Historically, railroads had not realized much profit on local and branchline service, and therefore were unwilling to spend much on equipment for them; most were handed down from more prestigious service.

All ten Great Northern units survived to the Burlington Northern Railroad merger. In BN service, the initial '1' of their numbers was replaced by a '9', and they were repainted into the railroad's green and black scheme. #989 burned in 1978 and was retired, but all other locomotives survived until withdrawal from BN service in 1982; this was a service life of 35 years for their first owners. Most were scrapped at this point.

- GN #186 was sold to the Colorado and Eastern Railroad and subsequently to the Denver Terminal Railway, both times keeping its BN number of 986. This unit was subsequently owned by the Denver Rock Island Railroad. The president of the DRIR has confirmed that the locomotive left DRIR possession and was scrapped around 1996.
- GN #187 was sold to Pacific Transportation Services as #1001; it was subsequently sold to Repco as their #187, then to the Molalla Western Railway under the same number, then to related East Portland Traction; the two latter systems merged into the Oregon Pacific Railroad in 1997. This locomotive was scrapped in 2013, after heavy vandalism.
- GN #189, which had burned, was rebuilt by the Diesel Electric Service Corporation and entered service with Phoenix Steel under its BN number of 989. It was retained when Phoenix Steel became CitiSteel, and was scrapped in October 1993.
- GN #190 was sold to the Colorado & Eastern and then subsequently to the Kyle Railroad, keeping its BN number of #990.

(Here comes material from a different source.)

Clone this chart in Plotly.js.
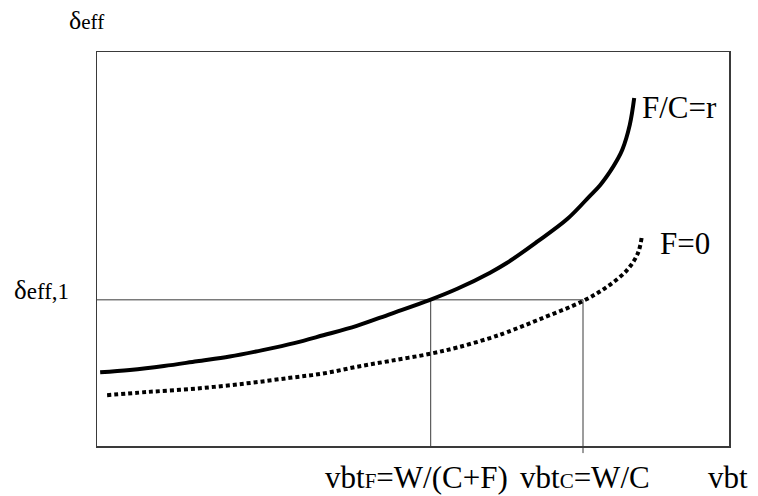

- GN #192 was sold to the Colorado & Eastern and passed from there to the Kyle Railroad, then to the Iowa Southern Railroad. Today it is in service in Duluth, Minnesota for the North Shore Scenic Railroad and resides at the Lake Superior Railroad Museum.
- GN #194 was sold to the Great Western Railway, then to the Council Bluffs Railroad, later scrapped. The hood of which is still in existence at a scrap yard in Council Bluffs, Iowa.
- SOU #2100 now works for the Massachusetts Central Railroad.
- Fort Street Union Depot #2 was sold to Mississippi Export RR. Renumbered #61. Now on static display at the Florida Railroad Museum in Parrish, Florida.